The median monthly lease rate for a one-bedroom apartment in Los Angeles is now $2,000,  according to a new analysis from apartment listing site Zumper.

The site's National Rent Report for February found that month-to-month rents in January jumped 0.5 percent for one-bedroom units and 0.7 percent for 2-bedroom ones; the median price for the latter is now $2,900. Zumper looked at its own listings data for the 100 largest markets in the United States.

“Los Angeles climbed a spot in our national ranking, outpacing D.C., to become the sixth most expensive rental market in the nation,” Zumper spokeswoman Crystal Chen said via email.

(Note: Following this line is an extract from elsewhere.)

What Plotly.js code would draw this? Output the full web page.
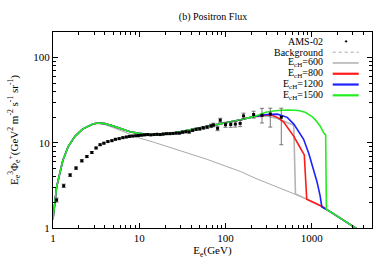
<!DOCTYPE html>
<html>
<head>
<meta charset="utf-8">
<script src="https://cdn.plot.ly/plotly-3.0.1.min.js"></script>
<style>html,body{margin:0;padding:0;background:#fff}#chart{width:392px;height:274px}</style>
</head>
<body>
<div id="chart"></div>
<script>
// Common (low-energy) total flux, shared by all E_cH models
const E_tot = [1,1.05,1.1,1.2,1.3,1.5,1.8,2.2,2.9,3.3,4,5,6,7,8,10,13,17,25,39,60,95,123,150,212];
const F_tot = [1.27,1.96,3.0,4.4,6.2,9.05,11.9,14.5,16.6,17.1,16.8,15.7,14.7,13.9,13.4,12.9,12.5,12.4,13.0,14.2,15.5,16.7,17.7,18.7,20.3];

// Background
const E_bg = [1,1.05,1.1,1.2,1.3,1.5,1.8,2.2,2.9,3.3,4,5,6,7,8,10,15,20,30,45,60,100,150,220,350,500,650,880,1100,1320,1600,2000,2500,3200,4000];
const F_bg = [1.27,1.96,3.0,4.4,6.2,9.0,11.8,14.4,16.4,16.8,16.4,15.1,14.0,13.0,12.4,11.4,10.1,9.2,8.1,7.1,6.44,5.33,4.6,3.85,3.21,2.79,2.52,2.19,1.96,1.79,1.58,1.37,1.18,1.0,0.87];

// High-energy tails of each model
const E_600 = [300,400,453,540,619,648,880,1100,1320,1600,2000,2500,3200,4000];
const F_600 = [20.6,19.3,18.3,17.0,16.1,2.5,2.19,1.96,1.79,1.58,1.37,1.18,1.0,0.87];
const E_800 = [300,350,413,473,540,620,710,820,875,1100,1320,1600,2000,2500,3200,4000];
const F_800 = [21.3,21.0,19.5,17.5,14.5,11.9,9.3,7.2,2.18,1.96,1.79,1.58,1.37,1.18,1.0,0.87];
const E_1200 = [300,400,520,620,710,805,925,1050,1150,1250,1310,1600,2000,2500,3200,4000];
const F_1200 = [21.5,21.7,19.9,16.6,13.6,11.0,7.5,5.0,3.5,2.4,1.77,1.58,1.37,1.18,1.0,0.87];
const E_1500 = [300,400,540,700,840,1000,1100,1250,1380,1450,1480,1600,2000,2500,3200,4000];
const F_1500 = [23.0,24.0,24.3,24.0,22.8,20.5,18.6,15.8,13.0,12.4,1.66,1.58,1.37,1.18,1.0,0.87];

// AMS-02 data
const E_ams = [1.10,1.33,1.58,1.85,2.16,2.47,2.82,3.16,3.52,3.89,4.33,4.82,5.3,5.86,6.46,7.08,7.7,8.4,9.1,9.8,10.6,11.5,12.5,13.6,14.8,16.1,17.5,19.0,20.7,22.6,24.6,26.8,29.2,31.8,34.7,37.9,41.5,45.6,50.2,55.4,61.3,68,72.5,81,87,100,115,130,148,162,212,265,331,444];
const F_ams = [2.13,3.13,4.18,5.05,6.15,6.9,7.7,8.7,9.5,9.9,10.35,10.6,11.0,11.2,11.5,11.7,11.9,12.0,12.1,12.2,12.3,12.4,12.5,12.4,12.5,12.6,12.5,12.7,12.8,12.8,12.9,13.0,13.0,13.3,13.5,13.4,14.0,14.4,14.6,15.0,15.3,15.8,16.2,14.8,18.4,16.3,16.4,16.6,16.9,20.7,21.5,21.0,21.8,20.0];
const errUp_ams = [0.12,0.14,0.16,0.17,0.18,0.18,0.2,0.2,0.2,0.2,0.2,0.2,0.2,0.2,0.2,0.2,0.2,0.2,0.2,0.2,0.25,0.25,0.25,0.25,0.25,0.25,0.25,0.25,0.25,0.25,0.3,0.3,0.3,0.35,0.35,0.35,0.4,0.45,0.5,0.55,0.6,0.7,0.8,0.9,1.0,1.1,1.2,1.3,1.4,1.6,2.0,4.4,3.7,5.5];
const errDn_ams = [0.12,0.14,0.16,0.17,0.18,0.18,0.2,0.2,0.2,0.2,0.2,0.2,0.2,0.2,0.2,0.2,0.2,0.2,0.2,0.2,0.25,0.25,0.25,0.25,0.25,0.25,0.25,0.25,0.25,0.25,0.3,0.3,0.3,0.35,0.35,0.35,0.4,0.45,0.5,0.55,0.6,0.7,0.8,0.9,1.0,1.1,1.2,1.3,1.4,1.6,2.0,3.9,6.5,10.5];

const legendLabels = ['AMS-02','Background','E<sub>cH</sub>=600','E<sub>cH</sub>=800','E<sub>cH</sub>=1200','E<sub>cH</sub>=1500'];

const C_600 = '#b4b4b4', C_800 = '#ff1a1a', C_1200 = '#2020ff', C_1500 = '#22ee22', C_bg = '#a8a8a8';

function model(E, F, color, width) {
  return {x: E_tot.concat(E), y: F_tot.concat(F), mode: 'lines', type: 'scatter',
    line: {color: color, width: width}, hoverinfo: 'skip', showlegend: false};
}

const traces = [
  {x: E_bg, y: F_bg, mode: 'lines', line: {color: C_bg, width: 1}, showlegend: false},
  model(E_600, F_600, C_600, 1.6),
  model(E_800, F_800, C_800, 1.6),
  model(E_1200, F_1200, C_1200, 1.6),
  model(E_1500, F_1500, C_1500, 1.6),
  {x: E_ams, y: F_ams, mode: 'markers', type: 'scatter', showlegend: false,
   marker: {color: '#000', size: 3, symbol: 'square'},
   error_y: {type: 'data', symmetric: false, array: errUp_ams, arrayminus: errDn_ams, color: '#555', thickness: 0.8, width: 2}}
];

const serif = 'Liberation Serif, Times New Roman, serif';
const rowsY = [0.952, 0.897, 0.842, 0.787, 0.732, 0.677];
const textX = 0.8486, lineX0 = 0.8768, lineX1 = 0.9583;
const annotations = legendLabels.map((t, i) => ({
  text: t, xref: 'paper', yref: 'paper', x: textX, y: rowsY[i], xanchor: 'right', yanchor: 'middle',
  showarrow: false, borderpad: 0, font: {family: serif, size: 10, color: '#000'}
}));
const sampleColors = [null, C_bg, C_600, C_800, C_1200, C_1500];
const sampleWidths = [0, 1, 1.6, 2.2, 2.2, 2.2];
const shapes = [];
for (let i = 1; i < 6; i++) {
  shapes.push({type: 'line', xref: 'paper', yref: 'paper', x0: lineX0, x1: lineX1, y0: rowsY[i], y1: rowsY[i],
    line: {color: sampleColors[i], width: sampleWidths[i], dash: i === 1 ? 'dot' : 'solid'}});
}
shapes.push({type: 'circle', xref: 'paper', yref: 'paper', x0: 0.9157, x1: 0.9220, y0: rowsY[0] - 0.004, y1: rowsY[0] + 0.004,
  fillcolor: '#000', line: {color: '#000', width: 0.5}});

const axisCommon = {
  type: 'log', showgrid: false, zeroline: false, showline: true, linecolor: '#000', linewidth: 1,
  mirror: 'allticks', ticks: 'inside', ticklen: 5, tickwidth: 1, tickcolor: '#000', dtick: 1,
  tickfont: {family: serif, size: 11, color: '#000'},
  minor: {ticks: 'inside', ticklen: 3, tickcolor: '#000', dtick: 'D1', showgrid: false}
};

const layout = {
  width: 392, height: 274,
  margin: {l: 53, r: 20, t: 32, b: 46},
  paper_bgcolor: '#fff', plot_bgcolor: '#fff',
  showlegend: false,
  title: {text: '(b) Positron Flux', font: {family: serif, size: 10, color: '#000'},
    x: 213/392, xanchor: 'center', y: 1 - 16/274, yanchor: 'middle'},
  xaxis: Object.assign({}, axisCommon, {range: [0, Math.log10(5000)],
    tickvals: [1, 10, 100, 1000], ticktext: ['1', '10', '100', '1000'],
    title: {text: 'E<sub>e</sub>(GeV)', font: {family: serif, size: 11, color: '#000'}, standoff: 2}}),
  yaxis: Object.assign({}, axisCommon, {range: [0, Math.log10(200)],
    tickvals: [1, 10, 100], ticktext: ['1', '10', '100'],
    title: {text: 'E<sub>e</sub><sup>3</sup>Φ<sub>e</sub><sup>+</sup>(GeV<sup>2</sup> m<sup>-2</sup> s<sup>-1</sup> sr<sup>-1</sup>)',
      font: {family: serif, size: 11, color: '#000'}, standoff: 12}}),
  annotations: annotations,
  shapes: shapes
};

Plotly.newPlot('chart', traces, layout, {staticPlot: true, displayModeBar: false});
</script>
</body>
</html>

While those month-to-month increases might seem tiny, the annual median rent increase for an L.A. two-bedroom was 7 percent compared with January 2016, the site found. Three of the top 10 cities with the highest median one-bedroom rents, including No. 1 San Francisco, are in California.

And while rents continued to rise in L.A., “Top market cities like San Francisco (1) and New York (2) experienced significant drops in prices for one-bedroom apartments, 1.2 percent and 2.3 percent, respectively,” according to the report.

The analysis doesn't take into account the average incomes in each market, however. L.A.'s relatively low wages — the median individual take here is about $28,000 a year — mean Angeleno renters tend to spend much more of their income on housing, sometimes half their pay. That means Los Angeles is an even tougher rental market than the analysis suggests. It would take nearly all of L.A.'s median individual income just to rent an average one-bedroom apartment.

The cheapest median one-bedroom rent in the nation, by the way, can be found in Toledo, Ohio, Zumper says. You can rent a one-bedroom apartment there for $420.